13 June, 2017
How to Convince Your Wife Not to File for Divorce
Unfortunately, divorce is extremely common. In the United States, around 40 to 50 percent of first marriages end in divorce, according to the American Psychological Association. If your wife has told you she wants a divorce, you may be feeling a range of emotions, such as anger, confusion, shock and sadness. If you don't want a divorce, you need to act quickly to save your marriage.
Change Yourself for the Better
Making positive changes to improve your relationship may show your wife that the marriage is worth saving. Resist the temptation to beg your wife to stay, advises licensed professional counselor Kim Bowen in the article, "When Your Spouse Wants a Divorce and You Don't" for the "Power of Two Counseling Center." It may be difficult to change long-term behavioral patterns, but if you want to turns things around at this late stage, you need to take action -- and fast. Stop doing the things that have pushed your wife away. Whether you are hypercritical, aggressive, uncaring or selfish, stop being so now. Ask you wife why she feels that divorce is the only option -- and listen carefully to her answer. For now, forget about the role your wife may have played in the breakdown of your marriage -- for marital breakdown is rarely the result of only one person's actions -- and concentrate on avoiding divorce.
Talk It Out
Whether your wife has previously tried to talk to you about the marital issues between you two or if she has suddenly announced that she is thinking of divorce, now is the time to have an in-depth conversation. Ask your wife why she feels that divorce is the only option. If her reasons are about you or your behavior, tell her that her happiness is your priority and that you are prepared to work on yourself to save the marriage, advises psychologist Jack Ito in the article, "How to Prevent Your Husband from Divorcing or Separating and Save Your Marriage," for Relationship-Coach.org." Try to work on your issues, because you cannot do anything about her issues.
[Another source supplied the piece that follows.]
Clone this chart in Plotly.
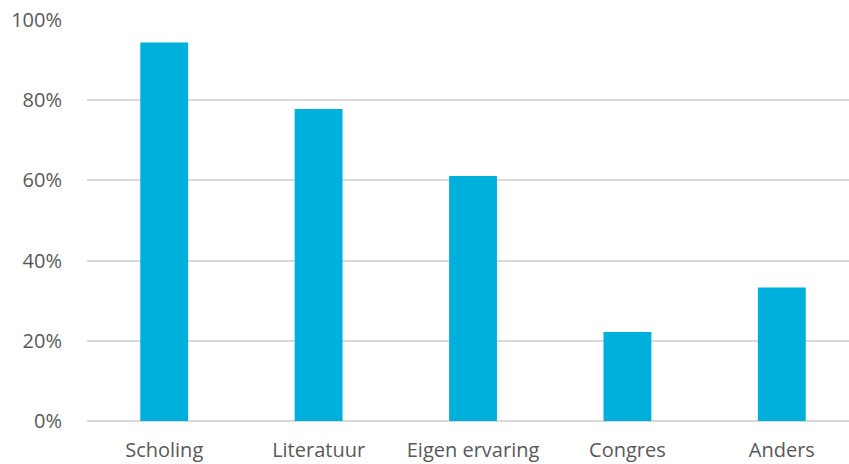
import plotly.graph_objects as go

categories = ["Scholing", "Literatuur", "Eigen ervaring", "Congres", "Anders"]
values = [0.944, 0.778, 0.611, 0.222, 0.333]
y_ticks = [0, 0.2, 0.4, 0.6, 0.8, 1.0]

fig = go.Figure(go.Bar(x=categories, y=values, marker_color="#00B0DC",
                       marker_line_width=0, width=0.31))

fig.update_layout(
    width=849, height=464,
    margin=dict(l=87, r=0, t=20, b=43, autoexpand=False),
    plot_bgcolor="white", paper_bgcolor="white",
    showlegend=False,
    font=dict(family="Open Sans", size=20, color="#595959"),
)
fig.update_xaxes(range=[-0.5, 4.435], showgrid=False, ticks="outside", ticklen=11,
                 tickcolor="white", showline=False, tickfont=dict(size=20),
                 automargin=False)
fig.update_yaxes(range=[0, 1.0], tickvals=y_ticks, tickformat=".0%",
                 showgrid=True, gridcolor="#D9D9D9", gridwidth=1.5,
                 zeroline=True, zerolinecolor="#D9D9D9", zerolinewidth=1.5,
                 ticks="outside", ticklen=20, tickcolor="white",
                 tickfont=dict(size=20), automargin=False)

fig.write_html("out.html")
Professional help may help you address the issues that have lead to the breakdown of your marriage and to help find the skills that will enable you to help create a stronger, healthier, happier marriage. If your wife is willing to consider couples counseling, look for a professional with the right expertise and qualifications, advises psychologist Susan Heitler in the article, "7 Strong Steps to Stop a Divorce," for "Psychology Today." Sometimes, painful emotions, past hurts and baggage from previous relationships can make it difficult to work out the issues get a marriage back on track. A counselor will help you create an actionable plan for you two to work through.
Let Her Go
If your wife is willing to stop -- or at least postpone -- divorce proceedings, it may be necessary to agree to a temporary separation. Although it may be more difficult to save the marriage when you two are living in separate houses, time apart may be a positive step, as it provides a cooling-off period and the opportunity to view the relationship and past events in an objective way. A separation may give you a clearer view of the unhealthy elements of your marriage, suggests the National Healthy Marriage Resource Center in the article, "Can a Marriage Survive a Separation?"